The project looked to build on Tamahori's success with his first, and to date only, New Zealand film, 'Once Were Warriors'. Filmed on a $2 million budget in 1994, it went on to return $6.5 million. Patriarch's minimum investment was $100, and investors were promised to recoup their initial investment, as well as a 20 percent annual premium, depending on the film's success and after distributors had been paid.
The Patriarch's success compares to Snowball's only other offer, the Blenheim boutique brewer, Renaissance, which raised its maximum $700,000 of new capital from 287 investors in one and a half weeks, a quarter of the time the offer was open to investors to commit funds. Shares were offered with a $500 minimum investment at $2 apiece for 12.28 percent of the Renaissance.
Snowball is licensed under the new Financial Markets Conduct Act, which came into effect on April 1, providing a regime where projects can raise a maximum of $2 million, offering equity through crowd-sourcing platforms. The licensing is part of the Financial Markets Authority's expanded brief to bolster New Zealand's capital markets, but the new platforms do carry risks for investors, with reduced compliance obligations for small capital raisings compared to companies listed on the NZX mainboard.
Meanwhile, Pledge Me, the country's only other licensed equity crowd-funding platform, launched its first two equity offers on Sept. 26, giving investors the chance to buy into New Zealand's first computer museum, backed by Apple Inc co-founder Steve Wozniak, and a hovercraft ferry in the South Island.
Techvana Operating, which is looking to raise a minimum of $250,000 and up to $750,000 to secure a location and build New Zealand’s first computer museum in Auckland, has so far raised $4,000 from 20 pledgers. The company is offering a maximum of 15,000 shares valued at $50 a piece with a minimum investment of at least two shares. It offers a 28 percent return on investment with dividends starting in 2017, as well as other loyalty discounts at the museum, proportional to the amount invested. Techvana is hoping to lure investors with its patron Apple's Wozniak.

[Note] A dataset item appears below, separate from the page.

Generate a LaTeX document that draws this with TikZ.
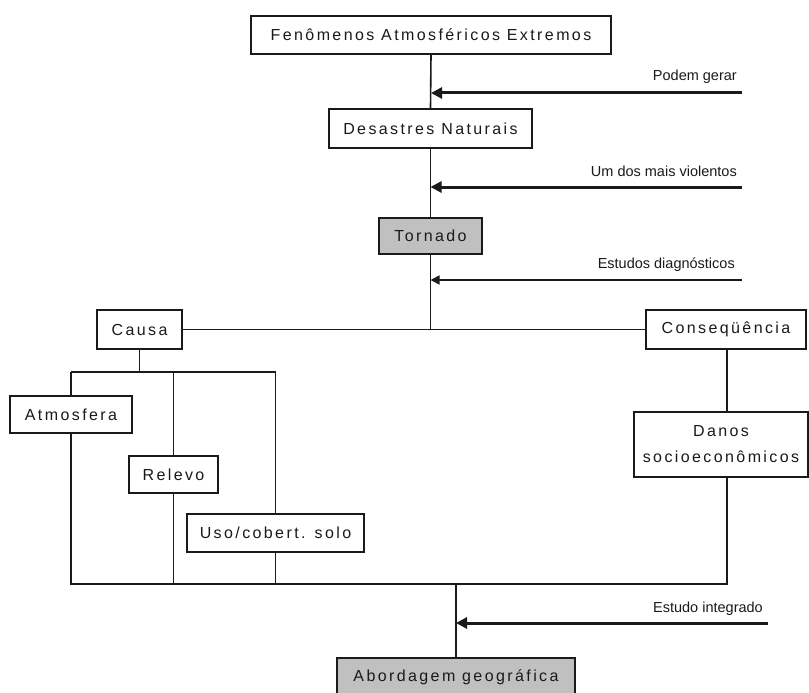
\documentclass[tikz,border=0pt]{standalone}
\usepackage{fontspec}
\setmainfont{Liberation Sans}
\newfontfamily\boxfont[LetterSpace=15]{Liberation Sans}
\newfontfamily\labfont{Liberation Sans}
\usetikzlibrary{arrows.meta}
\definecolor{boxgray}{HTML}{C0C0C0}
\definecolor{ink}{HTML}{1A1A1A}
\begin{document}
\begin{tikzpicture}[x=1pt,y=-1pt,
  box/.style={draw=ink,line width=1.6pt,rectangle,inner sep=0pt,align=center,
    font=\boxfont\fontsize{16}{26}\selectfont,text=ink},
  graybox/.style={box,fill=boxgray},
  lab/.style={anchor=east,inner sep=0pt,font=\labfont\fontsize{14.5}{16}\selectfont,text=ink},
  conn/.style={draw=ink,line width=1.6pt},
  thickarrow/.style={draw=ink,line width=3pt,-{Triangle[length=11pt,width=11pt]}},
  thinarrow/.style={draw=ink,line width=1.6pt,-{Triangle[length=9pt,width=9pt]}}]
\useasboundingbox (0,0) rectangle (809,693);
\fill[white] (0,0) rectangle (809,693);

% boxes
\node[box,minimum width=360pt,minimum height=38pt] (fen) at (431,35) {Fenômenos Atmosféricos Extremos};
\node[box,minimum width=203pt,minimum height=39pt] (des) at (430.5,128.5) {Desastres Naturais};
\node[graybox,minimum width=103pt,minimum height=36pt] (tor) at (430.5,236) {Tornado};
\node[box,minimum width=85pt,minimum height=39pt] (causa) at (139.5,329.5) {Causa};
\node[box,minimum width=160pt,minimum height=39pt] (cons) at (726,329.5) {Conseqüência};
\node[box,minimum width=122pt,minimum height=37pt] (atm) at (71,414.5) {Atmosfera};
\node[box,minimum width=89pt,minimum height=37pt] (rel) at (173.5,474.5) {Relevo};
\node[box,minimum width=177pt,minimum height=38pt] (uso) at (275.5,533) {Uso/cobert. solo};
\node[box,minimum width=174pt,minimum height=65pt] (danos) at (721,444.5) {Danos\\socioeconômicos};
\node[graybox,minimum width=238pt,minimum height=39pt] (abo) at (456,677.5) {Abordagem geográfica};

% junction coordinates
\coordinate (jt) at (430.5,330);
\coordinate (jc) at (139.5,372);
\coordinate (jl) at (71,372);
\coordinate (jr) at (275.5,372);
\coordinate (bl) at (71,584);
\coordinate (br) at (727,584);
\coordinate (bm) at (456,584);

% main spine
\draw[conn] (fen.south) -- (des.north);
\draw[conn] (des.south) -- (tor.north);
\draw[conn] (tor.south) -- (jt);
\draw[conn] (causa.east) -- (cons.west);

% causa branch
\draw[conn] (causa.south) -- (jc);
\draw[conn] (jl) -- (jr);
\draw[conn] (jl) -- (atm.north);
\draw[conn] (rel.north |- jc) -- (rel.north);
\draw[conn] (jr) -- (uso.north);

% consequence branch
\draw[conn] (br |- cons.south) -- (br |- danos.north);

% bottom collector
\draw[conn] (atm.south) -- (bl) -- (br) -- (br |- danos.south);
\draw[conn] (rel.south) -- (rel.south |- bl);
\draw[conn] (uso.south) -- (uso.south |- bl);
\draw[conn] (bm) -- (abo.north);

% side arrows
\coordinate (a1) at (742,93);
\coordinate (a2) at (742,187);
\coordinate (a3) at (742,280);
\coordinate (a4) at (768,623);
\draw[thickarrow] (a1) -- (a1 -| fen.south);
\draw[thickarrow] (a2) -- (a2 -| des.south);
\draw[thinarrow] (a3) -- (a3 -| tor.south);
\draw[thickarrow] (a4) -- (a4 -| abo.north);

% arrow labels
\node[lab] (l1) at (737,77) {Podem gerar};
\node[lab] (l2) at (737,171.5) {Um dos mais violentos};
\node[lab] (l3) at (735,265) {Estudos diagnósticos};
\node[lab] (l4) at (763,609) {Estudo integrado};
\end{tikzpicture}
\end{document}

The second offer, H2Explore, has raised $3,000 of its minimum target of $250,000, from three pledgers so far. The tourist operation is looking for up to $300,000 to build a Twizel-based hovercraft to ferry tourists across the Tasman river and Lake Pukaki. It is hoping to lure investors by offering shares at $500 apiece, with those investing $1,000 plus earning an annual free hovercraft ride as well as paying dividends.
With exclusive rights to operate on the Tasman river and Lake Pukaki for the next 10 years, and the only commercial hovercraft operation in the country, it expects to have an annual profit of $689,487, in the first year of operation, which it forecasts will grow to $1.5 million by its fifth year of operation, from which it will pay dividends to shareholders.
H2Explore's offer closes at 5 pm on Nov. 11, while Techvana wraps up at 8 pm Nov. 27.